After the defeat, Kentucky coach John Calipari insisted on only continuing the series if the teams played at Lucas Oil Stadium. Indiana wanted to continue the home-and-home setup, even if it likely meant taking some lumps at Rupp Arena. Unable to see eye-to-eye, a game that was played every year since 1969 was discontinued.

Calipari’s stated rationale was that he only wanted to take the Cats to nonconference venues that would help simulate an NCAA Tournament atmosphere.

That’s a dodge, of course.

Beating Kentucky — 10 years ago, anyway — gave Indiana a path back into national relevance. Cal has no desire for Indiana to be nationally relevant. Avoiding the Hoosiers can help prolong that process.

Indiana is on its third coach since the series ended. There has been some smoke about Calipari and Mike Woodson trying to renew things, but thus far no fire.

Indiana and Kentucky have met twice in the NCAA Tournament since Watford’s shot, with each side winning a game. But even that hasn’t happened since 2016.

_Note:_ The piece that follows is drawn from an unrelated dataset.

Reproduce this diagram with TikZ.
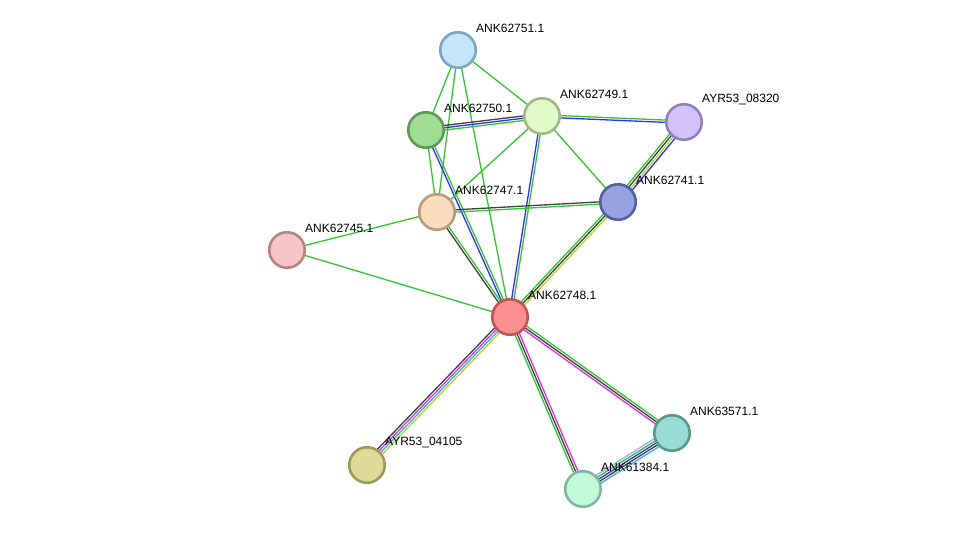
\documentclass[tikz,border=0pt]{standalone}
\usepackage{fontspec}
\setmainfont{Liberation Sans}
\usetikzlibrary{calc}
\pgfdeclarelayer{bg}
\pgfsetlayers{bg,main}
\definecolor{eg}{HTML}{33C433}
\definecolor{eb}{HTML}{3030F0}
\definecolor{ek}{HTML}{404040}
\definecolor{em}{HTML}{DD33DD}
\definecolor{ec}{HTML}{33B5E0}
\definecolor{ey}{HTML}{B8D62A}
\definecolor{el}{HTML}{A8A8F8}
\newcommand{\mylink}[4]{%
  \foreach \c [count=\i] in {#4}{%
    \pgfmathsetmacro\off{(\i-(#3+1)/2)*2.3}%
    \draw[edge,\c] ($(#1.center)!\off pt!90:(#2.center)$) -- ($(#2.center)!\off pt!-90:(#1.center)$);
  }}
\tikzset{
  prot/.style={circle, minimum size=35.5, inner sep=0, line width=2.6},
  lbl/.style={anchor=west, inner sep=0, font=\fontsize{12}{14}\selectfont},
  edge/.style={line width=1.3}
}
\begin{document}
\begin{tikzpicture}[x=1pt,y=-1pt]
\useasboundingbox (0,0) rectangle (975,534);
\node[prot, fill={rgb,255:red,195;green,230;blue,251}, draw={rgb,255:red,123;green,164;blue,192}] (n51) at (458,50) {};
\node[prot, fill={rgb,255:red,160;green,221;blue,148}, draw={rgb,255:red,95;green,154;blue,85}] (n50) at (426,130) {};
\node[prot, fill={rgb,255:red,224;green,251;blue,197}, draw={rgb,255:red,160;green,184;blue,132}] (n49) at (542,116) {};
\node[prot, fill={rgb,255:red,211;green,194;blue,251}, draw={rgb,255:red,144;green,128;blue,192}] (n20) at (684,122) {};
\node[prot, fill={rgb,255:red,152;green,162;blue,224}, draw={rgb,255:red,80;green,96;blue,160}] (n41) at (618,202) {};
\node[prot, fill={rgb,255:red,252;green,220;blue,188}, draw={rgb,255:red,184;green,154;blue,124}] (n47) at (437,212) {};
\node[prot, fill={rgb,255:red,245;green,198;blue,198}, draw={rgb,255:red,184;green,130;blue,130}] (n45) at (287,250) {};
\node[prot, fill={rgb,255:red,252;green,144;blue,144}, draw={rgb,255:red,192;green,85;blue,85}] (n48) at (510,317) {};
\node[prot, fill={rgb,255:red,222;green,219;blue,152}, draw={rgb,255:red,156;green,154;blue,88}] (n05) at (367,465) {};
\node[prot, fill={rgb,255:red,152;green,221;blue,213}, draw={rgb,255:red,86;green,153;blue,143}] (n71) at (672,433) {};
\node[prot, fill={rgb,255:red,194;green,251;blue,218}, draw={rgb,255:red,130;green,184;blue,154}] (n84) at (583,489) {};

\node[lbl] (l51) at ($(n51.center)+(18,-22)$) {ANK62751.1};
\node[lbl] (l50) at ($(n50.center)+(18,-22)$) {ANK62750.1};
\node[lbl] (l49) at ($(n49.center)+(18,-22)$) {ANK62749.1};
\node[lbl] (l20) at ($(n20.center)+(18,-22)$) {AYR53\_08320};
\node[lbl] (l41) at ($(n41.center)+(18,-22)$) {ANK62741.1};
\node[lbl] (l47) at ($(n47.center)+(18,-22)$) {ANK62747.1};
\node[lbl] (l45) at ($(n45.center)+(18,-22)$) {ANK62745.1};
\node[lbl] (l48) at ($(n48.center)+(18,-22)$) {ANK62748.1};
\node[lbl] (l05) at ($(n05.center)+(18,-22)$) {AYR53\_04105};
\node[lbl] (l71) at ($(n71.center)+(18,-22)$) {ANK63571.1};
\node[lbl] (l84) at ($(n84.center)+(18,-22)$) {ANK61384.1};

\begin{pgfonlayer}{bg}
\mylink{n51}{n50}{1}{eg}
\mylink{n51}{n47}{1}{eg}
\mylink{n51}{n48}{1}{eg}
\mylink{n51}{n49}{1}{eg}
\mylink{n50}{n49}{3}{eg,eb,ek}
\mylink{n50}{n47}{1}{eg}
\mylink{n50}{n48}{2}{eb,eg}
\mylink{n49}{n20}{2}{eb,eg}
\mylink{n49}{n41}{1}{eg}
\mylink{n49}{n47}{1}{eg}
\mylink{n49}{n48}{2}{eb,eg}
\mylink{n41}{n20}{4}{eb,ey,ek,eg}
\mylink{n47}{n41}{2}{eg,ek}
\mylink{n48}{n41}{3}{ey,ek,eg}
\mylink{n45}{n47}{1}{eg}
\mylink{n47}{n48}{2}{ek,eg}
\mylink{n45}{n48}{1}{eg}
\mylink{n05}{n48}{4}{ey,ec,em,ek}
\mylink{n48}{n71}{3}{em,ek,eg}
\mylink{n48}{n84}{3}{eg,ek,em}
\mylink{n84}{n71}{5}{ec,ek,eb,eg,el}
\end{pgfonlayer}
\end{tikzpicture}
\end{document}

Which leaves fans on both sides of the Ohio River turning their lonely eyes to baseball.

Rivalry renewed?

For these reasons, beating Kentucky for a regional championship would be especially sweet for Indiana fans. The program doesn’t have a bigger nonconference rival. And in this scenario, absence has not made the heart grow fonder.

But as with anything Indiana-Kentucky, there’s a catch.

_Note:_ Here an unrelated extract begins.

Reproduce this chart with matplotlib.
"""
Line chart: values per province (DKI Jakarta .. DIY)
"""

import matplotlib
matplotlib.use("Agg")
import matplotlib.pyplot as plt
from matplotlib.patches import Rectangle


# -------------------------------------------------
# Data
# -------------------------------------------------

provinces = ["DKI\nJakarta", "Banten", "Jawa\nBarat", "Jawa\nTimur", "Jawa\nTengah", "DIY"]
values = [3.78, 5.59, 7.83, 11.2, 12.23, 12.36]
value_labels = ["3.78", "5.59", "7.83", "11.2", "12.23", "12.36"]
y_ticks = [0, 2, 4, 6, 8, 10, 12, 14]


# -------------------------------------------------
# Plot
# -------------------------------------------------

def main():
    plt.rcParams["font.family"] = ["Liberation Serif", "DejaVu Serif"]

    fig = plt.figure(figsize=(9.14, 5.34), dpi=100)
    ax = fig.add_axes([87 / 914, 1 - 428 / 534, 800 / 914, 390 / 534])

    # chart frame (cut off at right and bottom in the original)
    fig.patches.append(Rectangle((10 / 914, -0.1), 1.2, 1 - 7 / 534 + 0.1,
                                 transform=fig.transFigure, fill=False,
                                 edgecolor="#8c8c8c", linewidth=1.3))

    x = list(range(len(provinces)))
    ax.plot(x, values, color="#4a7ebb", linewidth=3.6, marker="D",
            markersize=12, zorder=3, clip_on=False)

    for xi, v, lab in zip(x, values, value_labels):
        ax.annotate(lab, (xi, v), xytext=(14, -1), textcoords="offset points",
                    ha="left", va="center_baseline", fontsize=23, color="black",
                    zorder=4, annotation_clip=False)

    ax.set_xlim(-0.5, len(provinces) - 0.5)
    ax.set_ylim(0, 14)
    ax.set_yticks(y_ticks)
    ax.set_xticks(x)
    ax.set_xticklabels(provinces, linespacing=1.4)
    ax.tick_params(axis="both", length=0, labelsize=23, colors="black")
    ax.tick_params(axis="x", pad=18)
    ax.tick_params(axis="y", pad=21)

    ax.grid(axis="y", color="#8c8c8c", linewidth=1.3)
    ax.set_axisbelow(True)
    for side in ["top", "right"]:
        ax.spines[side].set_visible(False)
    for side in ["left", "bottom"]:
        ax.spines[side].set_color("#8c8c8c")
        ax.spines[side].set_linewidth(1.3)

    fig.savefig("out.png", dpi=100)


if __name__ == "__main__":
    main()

In this case, it’s that there’s no guarantee of the Cats and Hoosiers crossing paths this weekend.

Indiana isn’t even favored to win its first-round game. The Hoosiers are the No. 3 seed in the regional, opening with No. 2 West Virginia. The Mountaineers were in line to host a regional until dropping their final 5 games.

If the West Virginia team from the rest of the season shows up, the Hoosiers have a heck of a test on their hands.

There’s also a chance of things getting spoiled by a far more unlikely rival.

Kentucky opens with Ball State. If the Cardinals pull off the upset, IU might end up facing an in-state foe that will bring a little-brother chip on its shoulder.

Or the Hoosiers and Cardinals might meet in the elimination round. Which means Indiana could potentially visit Lexington without ever playing Kentucky.

Given how dormant the rivalry is, that somehow feels like the inevitable outcome. But if Indiana and Kentucky finally do cross paths, it will likely remind us that it should be happening much more often.